──────── Available records ────────
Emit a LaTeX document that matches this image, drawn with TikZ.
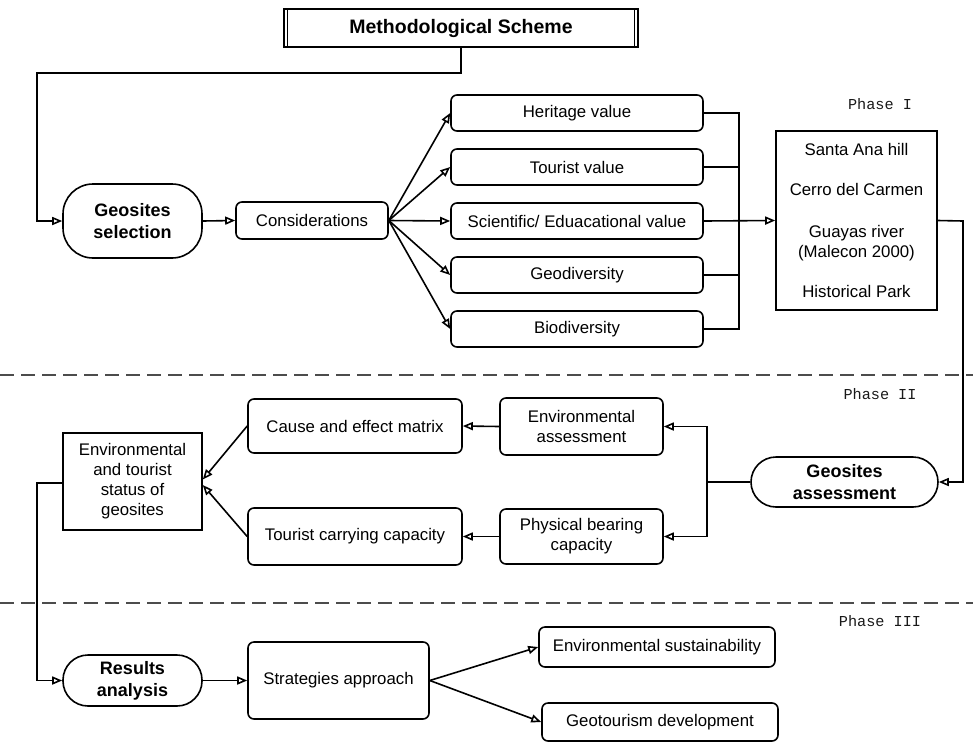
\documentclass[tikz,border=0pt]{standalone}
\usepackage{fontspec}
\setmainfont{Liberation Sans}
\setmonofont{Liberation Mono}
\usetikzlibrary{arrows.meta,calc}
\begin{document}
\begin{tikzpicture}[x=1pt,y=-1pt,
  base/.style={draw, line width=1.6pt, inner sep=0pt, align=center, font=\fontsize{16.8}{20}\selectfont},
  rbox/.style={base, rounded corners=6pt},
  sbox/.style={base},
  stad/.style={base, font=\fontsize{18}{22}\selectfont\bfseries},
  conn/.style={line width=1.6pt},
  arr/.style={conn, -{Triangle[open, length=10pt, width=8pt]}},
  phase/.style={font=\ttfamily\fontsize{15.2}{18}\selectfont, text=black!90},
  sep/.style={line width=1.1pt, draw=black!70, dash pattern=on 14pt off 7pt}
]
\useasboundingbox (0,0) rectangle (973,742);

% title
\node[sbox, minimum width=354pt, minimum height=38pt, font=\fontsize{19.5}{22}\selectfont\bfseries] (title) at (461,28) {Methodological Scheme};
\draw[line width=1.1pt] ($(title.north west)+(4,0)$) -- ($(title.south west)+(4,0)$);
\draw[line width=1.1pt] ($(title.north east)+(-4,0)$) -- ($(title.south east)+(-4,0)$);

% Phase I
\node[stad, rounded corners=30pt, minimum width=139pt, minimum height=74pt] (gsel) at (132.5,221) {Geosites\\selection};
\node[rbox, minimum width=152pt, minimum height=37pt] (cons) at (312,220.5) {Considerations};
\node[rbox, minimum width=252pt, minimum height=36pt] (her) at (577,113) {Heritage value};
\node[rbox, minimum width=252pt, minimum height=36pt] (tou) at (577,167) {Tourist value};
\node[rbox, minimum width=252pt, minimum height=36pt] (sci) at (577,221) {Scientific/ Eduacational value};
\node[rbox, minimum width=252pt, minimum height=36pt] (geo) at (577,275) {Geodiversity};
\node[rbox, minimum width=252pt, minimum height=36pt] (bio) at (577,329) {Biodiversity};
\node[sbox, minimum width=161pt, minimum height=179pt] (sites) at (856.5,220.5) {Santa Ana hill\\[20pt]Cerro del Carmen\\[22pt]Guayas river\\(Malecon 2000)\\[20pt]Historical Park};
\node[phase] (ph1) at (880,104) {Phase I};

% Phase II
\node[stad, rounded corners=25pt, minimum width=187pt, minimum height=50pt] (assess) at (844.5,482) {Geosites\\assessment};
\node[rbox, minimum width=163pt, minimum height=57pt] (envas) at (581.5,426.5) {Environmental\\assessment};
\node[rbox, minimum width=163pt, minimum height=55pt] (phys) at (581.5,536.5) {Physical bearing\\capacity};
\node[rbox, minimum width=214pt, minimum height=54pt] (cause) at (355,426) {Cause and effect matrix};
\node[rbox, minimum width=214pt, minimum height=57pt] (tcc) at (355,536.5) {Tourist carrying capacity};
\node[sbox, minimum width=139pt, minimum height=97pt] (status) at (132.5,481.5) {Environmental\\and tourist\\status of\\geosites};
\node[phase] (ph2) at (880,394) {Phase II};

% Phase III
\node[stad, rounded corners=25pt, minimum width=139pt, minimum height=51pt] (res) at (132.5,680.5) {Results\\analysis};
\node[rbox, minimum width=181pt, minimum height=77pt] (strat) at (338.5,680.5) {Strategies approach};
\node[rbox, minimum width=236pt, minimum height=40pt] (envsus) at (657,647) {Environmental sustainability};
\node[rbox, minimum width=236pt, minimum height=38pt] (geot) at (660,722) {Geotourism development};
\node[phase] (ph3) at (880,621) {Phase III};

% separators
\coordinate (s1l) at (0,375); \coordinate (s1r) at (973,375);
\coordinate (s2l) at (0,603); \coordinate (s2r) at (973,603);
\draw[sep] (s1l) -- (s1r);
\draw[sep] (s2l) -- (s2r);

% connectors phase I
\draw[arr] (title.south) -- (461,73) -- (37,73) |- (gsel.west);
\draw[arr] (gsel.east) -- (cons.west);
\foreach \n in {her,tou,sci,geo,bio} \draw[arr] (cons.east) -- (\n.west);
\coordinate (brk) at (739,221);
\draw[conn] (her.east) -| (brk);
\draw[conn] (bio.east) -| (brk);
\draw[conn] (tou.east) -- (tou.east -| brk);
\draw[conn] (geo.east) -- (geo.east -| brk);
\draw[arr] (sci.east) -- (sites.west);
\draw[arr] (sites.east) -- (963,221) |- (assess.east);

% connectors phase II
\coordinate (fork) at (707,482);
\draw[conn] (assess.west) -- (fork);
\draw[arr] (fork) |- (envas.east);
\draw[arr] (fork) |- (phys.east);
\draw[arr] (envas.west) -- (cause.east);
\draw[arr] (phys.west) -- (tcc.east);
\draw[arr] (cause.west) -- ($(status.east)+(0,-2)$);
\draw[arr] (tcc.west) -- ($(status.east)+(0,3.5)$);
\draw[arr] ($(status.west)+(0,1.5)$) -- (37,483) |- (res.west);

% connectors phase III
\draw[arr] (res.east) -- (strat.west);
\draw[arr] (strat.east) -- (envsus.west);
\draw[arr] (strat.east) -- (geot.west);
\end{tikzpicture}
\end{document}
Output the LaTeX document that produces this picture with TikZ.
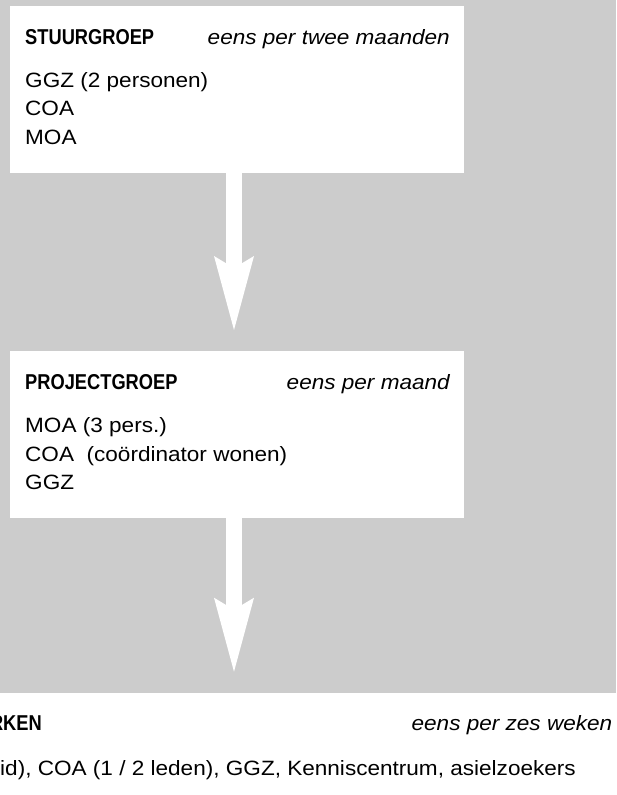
────────
Given request
Copy out all lines that carry the word "this".

Output below
Emit a LaTeX document that matches this image, drawn with TikZ.
Output the LaTeX document that produces this picture with TikZ.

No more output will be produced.